## begin

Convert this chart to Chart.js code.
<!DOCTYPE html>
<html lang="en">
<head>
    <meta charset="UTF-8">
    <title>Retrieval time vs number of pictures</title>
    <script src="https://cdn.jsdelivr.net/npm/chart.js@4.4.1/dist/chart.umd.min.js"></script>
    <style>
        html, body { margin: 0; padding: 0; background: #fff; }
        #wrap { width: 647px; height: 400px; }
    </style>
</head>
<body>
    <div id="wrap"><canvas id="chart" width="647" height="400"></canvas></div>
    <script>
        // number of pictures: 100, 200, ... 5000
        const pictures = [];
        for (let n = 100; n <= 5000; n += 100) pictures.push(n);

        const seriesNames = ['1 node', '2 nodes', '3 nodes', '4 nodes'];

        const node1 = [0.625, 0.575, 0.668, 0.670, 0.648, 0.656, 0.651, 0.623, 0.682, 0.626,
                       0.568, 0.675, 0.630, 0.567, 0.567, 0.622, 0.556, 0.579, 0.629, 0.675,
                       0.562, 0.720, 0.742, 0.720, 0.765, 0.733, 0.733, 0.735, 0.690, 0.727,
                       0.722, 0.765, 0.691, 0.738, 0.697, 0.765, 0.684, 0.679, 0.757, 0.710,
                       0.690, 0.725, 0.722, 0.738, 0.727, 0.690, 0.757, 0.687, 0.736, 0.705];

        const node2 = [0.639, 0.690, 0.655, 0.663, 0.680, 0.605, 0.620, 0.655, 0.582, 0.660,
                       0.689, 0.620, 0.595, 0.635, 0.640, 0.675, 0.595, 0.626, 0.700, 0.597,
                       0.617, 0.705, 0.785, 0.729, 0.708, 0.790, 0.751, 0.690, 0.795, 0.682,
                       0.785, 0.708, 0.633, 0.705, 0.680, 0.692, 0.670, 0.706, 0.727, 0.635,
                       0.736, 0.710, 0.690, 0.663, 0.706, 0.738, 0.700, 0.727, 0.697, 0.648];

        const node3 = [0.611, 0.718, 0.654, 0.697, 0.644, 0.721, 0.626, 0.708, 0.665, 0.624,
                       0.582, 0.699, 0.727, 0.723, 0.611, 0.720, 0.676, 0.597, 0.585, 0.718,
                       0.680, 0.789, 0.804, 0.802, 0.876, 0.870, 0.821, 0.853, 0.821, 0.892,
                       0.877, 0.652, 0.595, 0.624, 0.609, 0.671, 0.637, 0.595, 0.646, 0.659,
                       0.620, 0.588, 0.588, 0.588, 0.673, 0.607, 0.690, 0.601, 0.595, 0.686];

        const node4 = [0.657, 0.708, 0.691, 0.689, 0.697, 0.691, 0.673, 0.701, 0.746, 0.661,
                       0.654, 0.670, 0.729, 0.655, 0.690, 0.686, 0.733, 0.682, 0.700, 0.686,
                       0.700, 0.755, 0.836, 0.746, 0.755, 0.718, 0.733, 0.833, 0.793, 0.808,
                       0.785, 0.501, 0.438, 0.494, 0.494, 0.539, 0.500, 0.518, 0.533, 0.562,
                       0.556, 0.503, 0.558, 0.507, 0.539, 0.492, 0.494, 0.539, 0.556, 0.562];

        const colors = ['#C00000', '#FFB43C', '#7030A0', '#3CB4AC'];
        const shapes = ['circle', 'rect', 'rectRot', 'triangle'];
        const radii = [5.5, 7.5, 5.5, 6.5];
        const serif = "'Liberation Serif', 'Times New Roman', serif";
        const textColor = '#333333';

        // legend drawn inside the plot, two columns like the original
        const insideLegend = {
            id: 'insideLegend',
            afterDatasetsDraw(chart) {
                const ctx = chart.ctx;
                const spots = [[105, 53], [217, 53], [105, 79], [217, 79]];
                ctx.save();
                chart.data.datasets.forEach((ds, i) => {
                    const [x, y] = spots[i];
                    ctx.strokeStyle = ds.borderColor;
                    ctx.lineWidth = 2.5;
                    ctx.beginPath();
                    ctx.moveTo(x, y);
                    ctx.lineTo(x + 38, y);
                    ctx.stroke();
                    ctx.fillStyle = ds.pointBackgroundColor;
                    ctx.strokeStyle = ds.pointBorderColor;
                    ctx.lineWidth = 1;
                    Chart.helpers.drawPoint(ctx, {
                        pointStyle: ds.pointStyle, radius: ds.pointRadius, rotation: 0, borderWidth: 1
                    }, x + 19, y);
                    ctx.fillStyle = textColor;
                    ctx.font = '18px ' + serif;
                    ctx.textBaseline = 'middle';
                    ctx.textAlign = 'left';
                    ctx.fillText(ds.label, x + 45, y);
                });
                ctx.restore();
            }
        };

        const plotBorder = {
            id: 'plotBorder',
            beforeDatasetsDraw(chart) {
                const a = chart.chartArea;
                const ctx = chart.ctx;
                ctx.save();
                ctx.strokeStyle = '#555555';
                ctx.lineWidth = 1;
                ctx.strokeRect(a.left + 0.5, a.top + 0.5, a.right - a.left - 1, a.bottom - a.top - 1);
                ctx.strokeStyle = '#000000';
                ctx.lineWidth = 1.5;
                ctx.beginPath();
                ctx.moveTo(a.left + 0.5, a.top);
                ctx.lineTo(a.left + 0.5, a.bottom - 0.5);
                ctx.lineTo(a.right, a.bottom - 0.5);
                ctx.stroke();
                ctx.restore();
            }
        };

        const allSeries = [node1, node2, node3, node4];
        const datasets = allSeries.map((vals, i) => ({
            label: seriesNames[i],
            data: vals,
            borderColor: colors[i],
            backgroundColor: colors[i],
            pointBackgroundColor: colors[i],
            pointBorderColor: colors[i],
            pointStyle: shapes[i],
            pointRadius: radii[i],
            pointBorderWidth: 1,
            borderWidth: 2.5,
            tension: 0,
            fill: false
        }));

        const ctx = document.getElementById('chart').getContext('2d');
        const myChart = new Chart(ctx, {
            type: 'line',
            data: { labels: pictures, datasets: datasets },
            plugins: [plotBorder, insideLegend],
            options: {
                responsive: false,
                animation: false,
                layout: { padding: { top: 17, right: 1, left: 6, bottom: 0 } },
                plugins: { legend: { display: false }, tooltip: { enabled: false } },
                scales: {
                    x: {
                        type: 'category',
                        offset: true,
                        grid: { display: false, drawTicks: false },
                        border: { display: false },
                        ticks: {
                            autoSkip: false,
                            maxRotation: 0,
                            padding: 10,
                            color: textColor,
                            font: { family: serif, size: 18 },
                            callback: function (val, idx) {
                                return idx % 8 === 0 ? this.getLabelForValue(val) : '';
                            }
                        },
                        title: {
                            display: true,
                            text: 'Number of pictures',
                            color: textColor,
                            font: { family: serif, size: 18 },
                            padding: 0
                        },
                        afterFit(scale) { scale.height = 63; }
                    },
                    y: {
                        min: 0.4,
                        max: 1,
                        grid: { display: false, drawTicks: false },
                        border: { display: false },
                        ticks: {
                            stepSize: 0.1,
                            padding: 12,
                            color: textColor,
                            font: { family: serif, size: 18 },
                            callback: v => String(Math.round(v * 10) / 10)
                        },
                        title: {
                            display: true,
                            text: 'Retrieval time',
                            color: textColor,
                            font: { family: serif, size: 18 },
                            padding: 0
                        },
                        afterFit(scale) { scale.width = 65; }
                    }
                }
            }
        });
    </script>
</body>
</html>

## end

** Prompt **
Return the listing above in its exact form.

** Exercise solution **
Convert this chart to Chart.js code.
<!DOCTYPE html>
<html lang="en">
<head>
    <meta charset="UTF-8">
    <title>Retrieval time vs number of pictures</title>
    <script src="https://cdn.jsdelivr.net/npm/chart.js@4.4.1/dist/chart.umd.min.js"></script>
    <style>
        html, body { margin: 0; padding: 0; background: #fff; }
        #wrap { width: 647px; height: 400px; }
    </style>
</head>
<body>
    <div id="wrap"><canvas id="chart" width="647" height="400"></canvas></div>
    <script>
        // number of pictures: 100, 200, ... 5000
        const pictures = [];
        for (let n = 100; n <= 5000; n += 100) pictures.push(n);

        const seriesNames = ['1 node', '2 nodes', '3 nodes', '4 nodes'];

        const node1 = [0.625, 0.575, 0.668, 0.670, 0.648, 0.656, 0.651, 0.623, 0.682, 0.626,
                       0.568, 0.675, 0.630, 0.567, 0.567, 0.622, 0.556, 0.579, 0.629, 0.675,
                       0.562, 0.720, 0.742, 0.720, 0.765, 0.733, 0.733, 0.735, 0.690, 0.727,
                       0.722, 0.765, 0.691, 0.738, 0.697, 0.765, 0.684, 0.679, 0.757, 0.710,
                       0.690, 0.725, 0.722, 0.738, 0.727, 0.690, 0.757, 0.687, 0.736, 0.705];

        const node2 = [0.639, 0.690, 0.655, 0.663, 0.680, 0.605, 0.620, 0.655, 0.582, 0.660,
                       0.689, 0.620, 0.595, 0.635, 0.640, 0.675, 0.595, 0.626, 0.700, 0.597,
                       0.617, 0.705, 0.785, 0.729, 0.708, 0.790, 0.751, 0.690, 0.795, 0.682,
                       0.785, 0.708, 0.633, 0.705, 0.680, 0.692, 0.670, 0.706, 0.727, 0.635,
                       0.736, 0.710, 0.690, 0.663, 0.706, 0.738, 0.700, 0.727, 0.697, 0.648];

        const node3 = [0.611, 0.718, 0.654, 0.697, 0.644, 0.721, 0.626, 0.708, 0.665, 0.624,
                       0.582, 0.699, 0.727, 0.723, 0.611, 0.720, 0.676, 0.597, 0.585, 0.718,
                       0.680, 0.789, 0.804, 0.802, 0.876, 0.870, 0.821, 0.853, 0.821, 0.892,
                       0.877, 0.652, 0.595, 0.624, 0.609, 0.671, 0.637, 0.595, 0.646, 0.659,
                       0.620, 0.588, 0.588, 0.588, 0.673, 0.607, 0.690, 0.601, 0.595, 0.686];

        const node4 = [0.657, 0.708, 0.691, 0.689, 0.697, 0.691, 0.673, 0.701, 0.746, 0.661,
                       0.654, 0.670, 0.729, 0.655, 0.690, 0.686, 0.733, 0.682, 0.700, 0.686,
                       0.700, 0.755, 0.836, 0.746, 0.755, 0.718, 0.733, 0.833, 0.793, 0.808,
                       0.785, 0.501, 0.438, 0.494, 0.494, 0.539, 0.500, 0.518, 0.533, 0.562,
                       0.556, 0.503, 0.558, 0.507, 0.539, 0.492, 0.494, 0.539, 0.556, 0.562];

        const colors = ['#C00000', '#FFB43C', '#7030A0', '#3CB4AC'];
        const shapes = ['circle', 'rect', 'rectRot', 'triangle'];
        const radii = [5.5, 7.5, 5.5, 6.5];
        const serif = "'Liberation Serif', 'Times New Roman', serif";
        const textColor = '#333333';

        // legend drawn inside the plot, two columns like the original
        const insideLegend = {
            id: 'insideLegend',
            afterDatasetsDraw(chart) {
                const ctx = chart.ctx;
                const spots = [[105, 53], [217, 53], [105, 79], [217, 79]];
                ctx.save();
                chart.data.datasets.forEach((ds, i) => {
                    const [x, y] = spots[i];
                    ctx.strokeStyle = ds.borderColor;
                    ctx.lineWidth = 2.5;
                    ctx.beginPath();
                    ctx.moveTo(x, y);
                    ctx.lineTo(x + 38, y);
                    ctx.stroke();
                    ctx.fillStyle = ds.pointBackgroundColor;
                    ctx.strokeStyle = ds.pointBorderColor;
                    ctx.lineWidth = 1;
                    Chart.helpers.drawPoint(ctx, {
                        pointStyle: ds.pointStyle, radius: ds.pointRadius, rotation: 0, borderWidth: 1
                    }, x + 19, y);
                    ctx.fillStyle = textColor;
                    ctx.font = '18px ' + serif;
                    ctx.textBaseline = 'middle';
                    ctx.textAlign = 'left';
                    ctx.fillText(ds.label, x + 45, y);
                });
                ctx.restore();
            }
        };

        const plotBorder = {
            id: 'plotBorder',
            beforeDatasetsDraw(chart) {
                const a = chart.chartArea;
                const ctx = chart.ctx;
                ctx.save();
                ctx.strokeStyle = '#555555';
                ctx.lineWidth = 1;
                ctx.strokeRect(a.left + 0.5, a.top + 0.5, a.right - a.left - 1, a.bottom - a.top - 1);
                ctx.strokeStyle = '#000000';
                ctx.lineWidth = 1.5;
                ctx.beginPath();
                ctx.moveTo(a.left + 0.5, a.top);
                ctx.lineTo(a.left + 0.5, a.bottom - 0.5);
                ctx.lineTo(a.right, a.bottom - 0.5);
                ctx.stroke();
                ctx.restore();
            }
        };

        const allSeries = [node1, node2, node3, node4];
        const datasets = allSeries.map((vals, i) => ({
            label: seriesNames[i],
            data: vals,
            borderColor: colors[i],
            backgroundColor: colors[i],
            pointBackgroundColor: colors[i],
            pointBorderColor: colors[i],
            pointStyle: shapes[i],
            pointRadius: radii[i],
            pointBorderWidth: 1,
            borderWidth: 2.5,
            tension: 0,
            fill: false
        }));

        const ctx = document.getElementById('chart').getContext('2d');
        const myChart = new Chart(ctx, {
            type: 'line',
            data: { labels: pictures, datasets: datasets },
            plugins: [plotBorder, insideLegend],
            options: {
                responsive: false,
                animation: false,
                layout: { padding: { top: 17, right: 1, left: 6, bottom: 0 } },
                plugins: { legend: { display: false }, tooltip: { enabled: false } },
                scales: {
                    x: {
                        type: 'category',
                        offset: true,
                        grid: { display: false, drawTicks: false },
                        border: { display: false },
                        ticks: {
                            autoSkip: false,
                            maxRotation: 0,
                            padding: 10,
                            color: textColor,
                            font: { family: serif, size: 18 },
                            callback: function (val, idx) {
                                return idx % 8 === 0 ? this.getLabelForValue(val) : '';
                            }
                        },
                        title: {
                            display: true,
                            text: 'Number of pictures',
                            color: textColor,
                            font: { family: serif, size: 18 },
                            padding: 0
                        },
                        afterFit(scale) { scale.height = 63; }
                    },
                    y: {
                        min: 0.4,
                        max: 1,
                        grid: { display: false, drawTicks: false },
                        border: { display: false },
                        ticks: {
                            stepSize: 0.1,
                            padding: 12,
                            color: textColor,
                            font: { family: serif, size: 18 },
                            callback: v => String(Math.round(v * 10) / 10)
                        },
                        title: {
                            display: true,
                            text: 'Retrieval time',
                            color: textColor,
                            font: { family: serif, size: 18 },
                            padding: 0
                        },
                        afterFit(scale) { scale.width = 65; }
                    }
                }
            }
        });
    </script>
</body>
</html>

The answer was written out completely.